__Exercise details__.
Reproduce every line of the material below, but drop the pictures.
** Start of Data shown **
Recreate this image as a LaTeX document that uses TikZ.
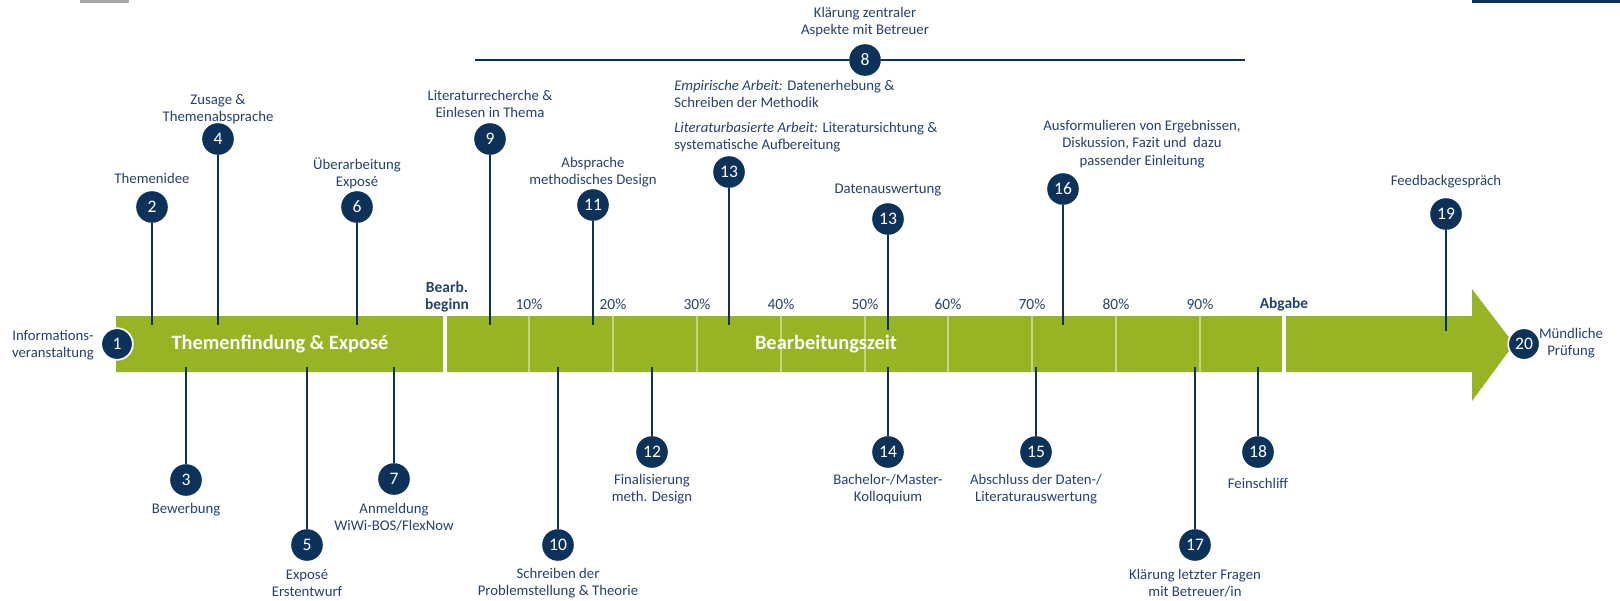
\documentclass[tikz,border=0pt]{standalone}
\usepackage{fontspec}
\setmainfont{Carlito}
\definecolor{barGreen}{RGB}{150,180,35}
\definecolor{navy}{RGB}{12,50,90}
\definecolor{txtBlue}{RGB}{38,66,108}
\definecolor{tickGreen}{RGB}{196,214,130}

\begin{document}
\begin{tikzpicture}[x=0.025cm,y=-0.025cm,
	num/.style={circle, fill=navy, text=white, minimum size=0.79cm, inner sep=0pt, font=\fontsize{12.5}{14}\selectfont},
	endnum/.style={num, draw=white, line width=1.2pt},
	lbl/.style={text=txtBlue, align=center, inner sep=0pt, font=\fontsize{10.5}{12.4}\selectfont},
	pct/.style={text=txtBlue, inner sep=0pt, font=\fontsize{11}{13}\selectfont},
	bold/.style={text=txtBlue, align=center, inner sep=0pt, font=\fontsize{11}{12.6}\selectfont\bfseries},
	phase/.style={text=white, inner sep=0pt, font=\fontsize{14.5}{17}\selectfont\bfseries},
	stem/.style={draw=navy, line width=1.4pt}]
	\useasboundingbox (0,0) rectangle (1620,600);

	% bits cut off at the top edge
	\fill[gray!70] (80,0) rectangle (129,2.5);
	\fill[navy] (1472,0) rectangle (1620,2.5);

	% the green arrow
	\fill[barGreen] (116,316) -- (1472,316) -- (1472,289) -- (1514,344) -- (1472,401) -- (1472,372) -- (116,372) -- cycle;
	\draw[tickGreen, line width=0.9pt] (529,316) -- (529,372);
	\draw[tickGreen, line width=0.9pt] (613,316) -- (613,372);
	\draw[tickGreen, line width=0.9pt] (697,316) -- (697,372);
	\draw[tickGreen, line width=0.9pt] (781,316) -- (781,372);
	\draw[tickGreen, line width=0.9pt] (865,316) -- (865,372);
	\draw[tickGreen, line width=0.9pt] (948,316) -- (948,372);
	\draw[tickGreen, line width=0.9pt] (1032,316) -- (1032,372);
	\draw[tickGreen, line width=0.9pt] (1116,316) -- (1116,372);
	\draw[tickGreen, line width=0.9pt] (1200,316) -- (1200,372);
	\draw[white, line width=3pt] (445,314) -- (445,374);
	\draw[white, line width=3pt] (1284,314) -- (1284,374);

	\node[phase](ph1) at (280,344) {Themenfindung \& Exposé};
	\node[phase](ph2) at (826,344) {Bearbeitungszeit};

	\node[bold](start) at (447,297) {Bearb.\\beginn};
	\node[bold](end) at (1284,304) {Abgabe};
	\node[pct](p10) at (529,304) {10\%};
	\node[pct](p20) at (613,304) {20\%};
	\node[pct](p30) at (697,304) {30\%};
	\node[pct](p40) at (781,304) {40\%};
	\node[pct](p50) at (865,304) {50\%};
	\node[pct](p60) at (948,304) {60\%};
	\node[pct](p70) at (1032,304) {70\%};
	\node[pct](p80) at (1116,304) {80\%};
	\node[pct](p90) at (1200,304) {90\%};

	% numbered steps
	\node[endnum](c1) at (117,344) {1};
	\node[num](c2) at (152,207) {2};
	\node[num](c3) at (186,480) {3};
	\node[num](c4) at (218,139) {4};
	\node[num](c5) at (307,545) {5};
	\node[num](c6) at (357,207) {6};
	\node[num](c7) at (394,479) {7};
	\node[num](c8) at (865,60) {8};
	\node[num](c9) at (490,139) {9};
	\node[num](c10) at (558,545) {10};
	\node[num](c11) at (593,205) {11};
	\node[num](c12) at (652,452) {12};
	\node[num](c13) at (729,172) {13};
	\node[num](c13b) at (888,219) {13};
	\node[num](c14) at (888,452) {14};
	\node[num](c15) at (1036,452) {15};
	\node[num](c16) at (1063,189) {16};
	\node[num](c17) at (1195,545) {17};
	\node[num](c18) at (1258,452) {18};
	\node[num](c19) at (1446,214) {19};
	\node[endnum](c20) at (1524,344) {20};

	% stem ends on the arrow
	\coordinate(s2) at (152,325);
	\coordinate(s3) at (186,367);
	\coordinate(s4) at (218,325);
	\coordinate(s5) at (307,367);
	\coordinate(s6) at (357,325);
	\coordinate(s7) at (394,367);
	\coordinate(s8a) at (475,60);
	\coordinate(s8b) at (1245,60);
	\coordinate(s9) at (490,325);
	\coordinate(s10) at (558,367);
	\coordinate(s11) at (593,325);
	\coordinate(s12) at (652,367);
	\coordinate(s13) at (729,325);
	\coordinate(s13b) at (888,330);
	\coordinate(s14) at (888,367);
	\coordinate(s15) at (1036,367);
	\coordinate(s16) at (1063,325);
	\coordinate(s17) at (1195,367);
	\coordinate(s18) at (1258,367);
	\coordinate(s19) at (1446,331);

	\draw[stem](c2) -- (s2);
	\draw[stem](c3) -- (s3);
	\draw[stem](c4) -- (s4);
	\draw[stem](c5) -- (s5);
	\draw[stem](c6) -- (s6);
	\draw[stem](c7) -- (s7);
	\draw[stem](c8) -- (s8a);
	\draw[stem](c8) -- (s8b);
	\draw[stem](c9) -- (s9);
	\draw[stem](c10) -- (s10);
	\draw[stem](c11) -- (s11);
	\draw[stem](c12) -- (s12);
	\draw[stem](c13) -- (s13);
	\draw[stem](c13b) -- (s13b);
	\draw[stem](c14) -- (s14);
	\draw[stem](c15) -- (s15);
	\draw[stem](c16) -- (s16);
	\draw[stem](c17) -- (s17);
	\draw[stem](c18) -- (s18);
	\draw[stem](c19) -- (s19);

	% step texts
	\node[lbl](l1) at (53,345) {Informations-\\veranstaltung};
	\node[lbl](l2) at (152,178) {Themenidee};
	\node[lbl](l3) at (186,510) {Bewerbung};
	\node[lbl](l4) at (218,109) {Zusage \&\\Themenabsprache};
	\node[lbl](l5) at (307,583) {Exposé\\Erstentwurf};
	\node[lbl](l6) at (357,173) {Überarbeitung\\Exposé};
	\node[lbl](l7) at (394,517) {Anmeldung\\WiWi-BOS/FlexNow};
	\node[lbl](l8) at (865,22) {Klärung zentraler\\Aspekte mit Betreuer};
	\node[lbl](l9) at (490,104) {Literaturrecherche \&\\Einlesen in Thema};
	\node[lbl](l10) at (558,583) {Schreiben der\\Problemstellung \& Theorie};
	\node[lbl](l11) at (593,172) {Absprache\\methodisches Design};
	\node[lbl](l12) at (652,489) {Finalisierung\\meth. Design};
	\node[lbl, align=left, anchor=west](l13) at (674,116) {\textit{Empirische Arbeit:} Datenerhebung \&\\Schreiben der Methodik\\[5pt]\textit{Literaturbasierte Arbeit:} Literatursichtung \&\\systematische Aufbereitung};
	\node[lbl](l13b) at (888,190) {Datenauswertung};
	\node[lbl](l14) at (888,489) {Bachelor-/Master-\\Kolloquium};
	\node[lbl](l15) at (1036,489) {Abschluss der Daten-/\\Literaturauswertung};
	\node[lbl](l16) at (1142,144) {Ausformulieren von Ergebnissen,\\Diskussion, Fazit und\ \ dazu\\passender Einleitung};
	\node[lbl](l17) at (1195,583) {Klärung letzter Fragen\\mit Betreuer/in};
	\node[lbl](l18) at (1258,483) {Feinschliff};
	\node[lbl](l19) at (1446,182) {Feedbackgespräch};
	\node[lbl](l20) at (1571,343) {Mündliche\\Prüfung};
\end{tikzpicture}
\end{document}
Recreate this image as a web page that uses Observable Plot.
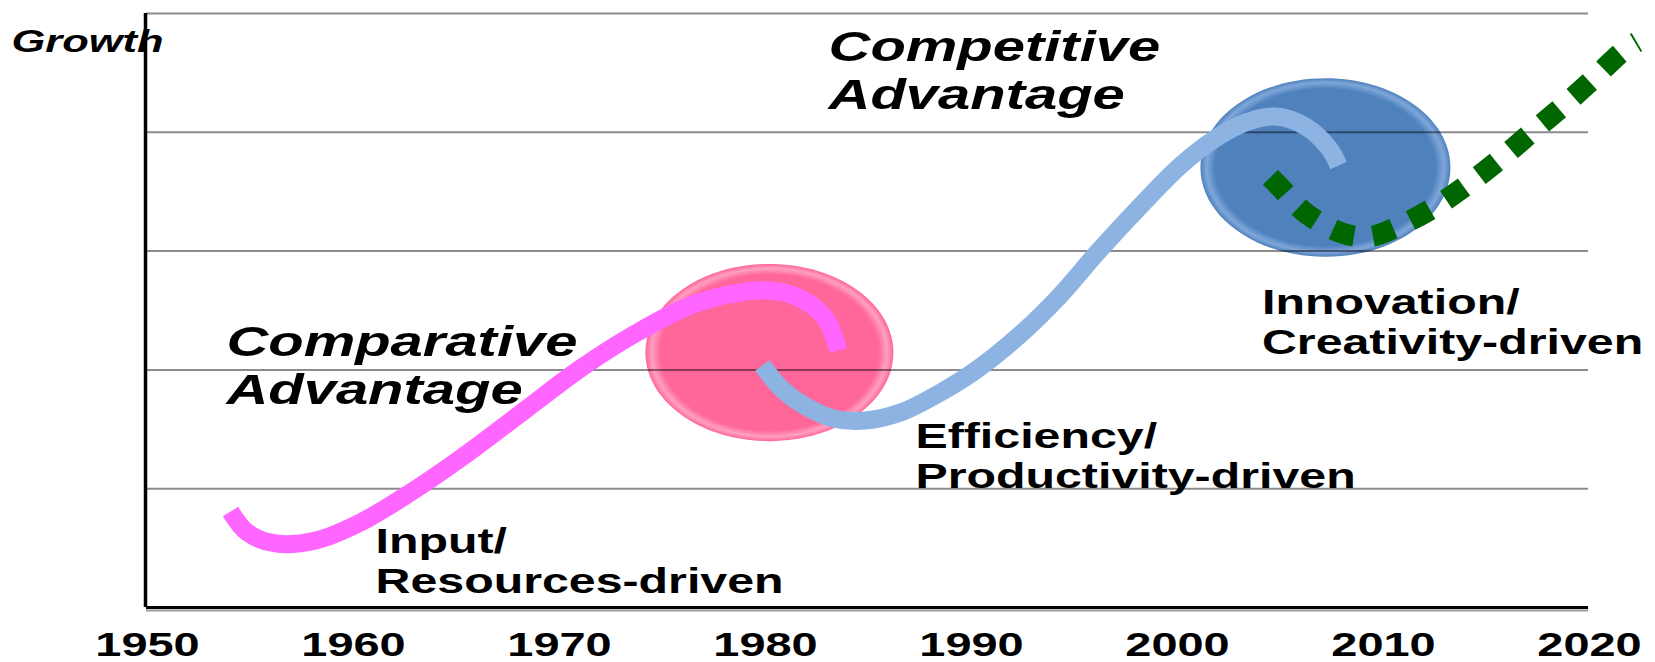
** End of Data shown **
__Expected output__.
Recreate this image as a LaTeX document that uses TikZ.
\documentclass[tikz,border=0pt]{standalone}
\usepackage{fontspec}
\setmainfont{Carlito}
\definecolor{barGreen}{RGB}{150,180,35}
\definecolor{navy}{RGB}{12,50,90}
\definecolor{txtBlue}{RGB}{38,66,108}
\definecolor{tickGreen}{RGB}{196,214,130}

\begin{document}
\begin{tikzpicture}[x=0.025cm,y=-0.025cm,
	num/.style={circle, fill=navy, text=white, minimum size=0.79cm, inner sep=0pt, font=\fontsize{12.5}{14}\selectfont},
	endnum/.style={num, draw=white, line width=1.2pt},
	lbl/.style={text=txtBlue, align=center, inner sep=0pt, font=\fontsize{10.5}{12.4}\selectfont},
	pct/.style={text=txtBlue, inner sep=0pt, font=\fontsize{11}{13}\selectfont},
	bold/.style={text=txtBlue, align=center, inner sep=0pt, font=\fontsize{11}{12.6}\selectfont\bfseries},
	phase/.style={text=white, inner sep=0pt, font=\fontsize{14.5}{17}\selectfont\bfseries},
	stem/.style={draw=navy, line width=1.4pt}]
	\useasboundingbox (0,0) rectangle (1620,600);

	% bits cut off at the top edge
	\fill[gray!70] (80,0) rectangle (129,2.5);
	\fill[navy] (1472,0) rectangle (1620,2.5);

	% the green arrow
	\fill[barGreen] (116,316) -- (1472,316) -- (1472,289) -- (1514,344) -- (1472,401) -- (1472,372) -- (116,372) -- cycle;
	\draw[tickGreen, line width=0.9pt] (529,316) -- (529,372);
	\draw[tickGreen, line width=0.9pt] (613,316) -- (613,372);
	\draw[tickGreen, line width=0.9pt] (697,316) -- (697,372);
	\draw[tickGreen, line width=0.9pt] (781,316) -- (781,372);
	\draw[tickGreen, line width=0.9pt] (865,316) -- (865,372);
	\draw[tickGreen, line width=0.9pt] (948,316) -- (948,372);
	\draw[tickGreen, line width=0.9pt] (1032,316) -- (1032,372);
	\draw[tickGreen, line width=0.9pt] (1116,316) -- (1116,372);
	\draw[tickGreen, line width=0.9pt] (1200,316) -- (1200,372);
	\draw[white, line width=3pt] (445,314) -- (445,374);
	\draw[white, line width=3pt] (1284,314) -- (1284,374);

	\node[phase](ph1) at (280,344) {Themenfindung \& Exposé};
	\node[phase](ph2) at (826,344) {Bearbeitungszeit};

	\node[bold](start) at (447,297) {Bearb.\\beginn};
	\node[bold](end) at (1284,304) {Abgabe};
	\node[pct](p10) at (529,304) {10\%};
	\node[pct](p20) at (613,304) {20\%};
	\node[pct](p30) at (697,304) {30\%};
	\node[pct](p40) at (781,304) {40\%};
	\node[pct](p50) at (865,304) {50\%};
	\node[pct](p60) at (948,304) {60\%};
	\node[pct](p70) at (1032,304) {70\%};
	\node[pct](p80) at (1116,304) {80\%};
	\node[pct](p90) at (1200,304) {90\%};

	% numbered steps
	\node[endnum](c1) at (117,344) {1};
	\node[num](c2) at (152,207) {2};
	\node[num](c3) at (186,480) {3};
	\node[num](c4) at (218,139) {4};
	\node[num](c5) at (307,545) {5};
	\node[num](c6) at (357,207) {6};
	\node[num](c7) at (394,479) {7};
	\node[num](c8) at (865,60) {8};
	\node[num](c9) at (490,139) {9};
	\node[num](c10) at (558,545) {10};
	\node[num](c11) at (593,205) {11};
	\node[num](c12) at (652,452) {12};
	\node[num](c13) at (729,172) {13};
	\node[num](c13b) at (888,219) {13};
	\node[num](c14) at (888,452) {14};
	\node[num](c15) at (1036,452) {15};
	\node[num](c16) at (1063,189) {16};
	\node[num](c17) at (1195,545) {17};
	\node[num](c18) at (1258,452) {18};
	\node[num](c19) at (1446,214) {19};
	\node[endnum](c20) at (1524,344) {20};

	% stem ends on the arrow
	\coordinate(s2) at (152,325);
	\coordinate(s3) at (186,367);
	\coordinate(s4) at (218,325);
	\coordinate(s5) at (307,367);
	\coordinate(s6) at (357,325);
	\coordinate(s7) at (394,367);
	\coordinate(s8a) at (475,60);
	\coordinate(s8b) at (1245,60);
	\coordinate(s9) at (490,325);
	\coordinate(s10) at (558,367);
	\coordinate(s11) at (593,325);
	\coordinate(s12) at (652,367);
	\coordinate(s13) at (729,325);
	\coordinate(s13b) at (888,330);
	\coordinate(s14) at (888,367);
	\coordinate(s15) at (1036,367);
	\coordinate(s16) at (1063,325);
	\coordinate(s17) at (1195,367);
	\coordinate(s18) at (1258,367);
	\coordinate(s19) at (1446,331);

	\draw[stem](c2) -- (s2);
	\draw[stem](c3) -- (s3);
	\draw[stem](c4) -- (s4);
	\draw[stem](c5) -- (s5);
	\draw[stem](c6) -- (s6);
	\draw[stem](c7) -- (s7);
	\draw[stem](c8) -- (s8a);
	\draw[stem](c8) -- (s8b);
	\draw[stem](c9) -- (s9);
	\draw[stem](c10) -- (s10);
	\draw[stem](c11) -- (s11);
	\draw[stem](c12) -- (s12);
	\draw[stem](c13) -- (s13);
	\draw[stem](c13b) -- (s13b);
	\draw[stem](c14) -- (s14);
	\draw[stem](c15) -- (s15);
	\draw[stem](c16) -- (s16);
	\draw[stem](c17) -- (s17);
	\draw[stem](c18) -- (s18);
	\draw[stem](c19) -- (s19);

	% step texts
	\node[lbl](l1) at (53,345) {Informations-\\veranstaltung};
	\node[lbl](l2) at (152,178) {Themenidee};
	\node[lbl](l3) at (186,510) {Bewerbung};
	\node[lbl](l4) at (218,109) {Zusage \&\\Themenabsprache};
	\node[lbl](l5) at (307,583) {Exposé\\Erstentwurf};
	\node[lbl](l6) at (357,173) {Überarbeitung\\Exposé};
	\node[lbl](l7) at (394,517) {Anmeldung\\WiWi-BOS/FlexNow};
	\node[lbl](l8) at (865,22) {Klärung zentraler\\Aspekte mit Betreuer};
	\node[lbl](l9) at (490,104) {Literaturrecherche \&\\Einlesen in Thema};
	\node[lbl](l10) at (558,583) {Schreiben der\\Problemstellung \& Theorie};
	\node[lbl](l11) at (593,172) {Absprache\\methodisches Design};
	\node[lbl](l12) at (652,489) {Finalisierung\\meth. Design};
	\node[lbl, align=left, anchor=west](l13) at (674,116) {\textit{Empirische Arbeit:} Datenerhebung \&\\Schreiben der Methodik\\[5pt]\textit{Literaturbasierte Arbeit:} Literatursichtung \&\\systematische Aufbereitung};
	\node[lbl](l13b) at (888,190) {Datenauswertung};
	\node[lbl](l14) at (888,489) {Bachelor-/Master-\\Kolloquium};
	\node[lbl](l15) at (1036,489) {Abschluss der Daten-/\\Literaturauswertung};
	\node[lbl](l16) at (1142,144) {Ausformulieren von Ergebnissen,\\Diskussion, Fazit und\ \ dazu\\passender Einleitung};
	\node[lbl](l17) at (1195,583) {Klärung letzter Fragen\\mit Betreuer/in};
	\node[lbl](l18) at (1258,483) {Feinschliff};
	\node[lbl](l19) at (1446,182) {Feedbackgespräch};
	\node[lbl](l20) at (1571,343) {Mündliche\\Prüfung};
\end{tikzpicture}
\end{document}
Recreate this image as a web page that uses Observable Plot.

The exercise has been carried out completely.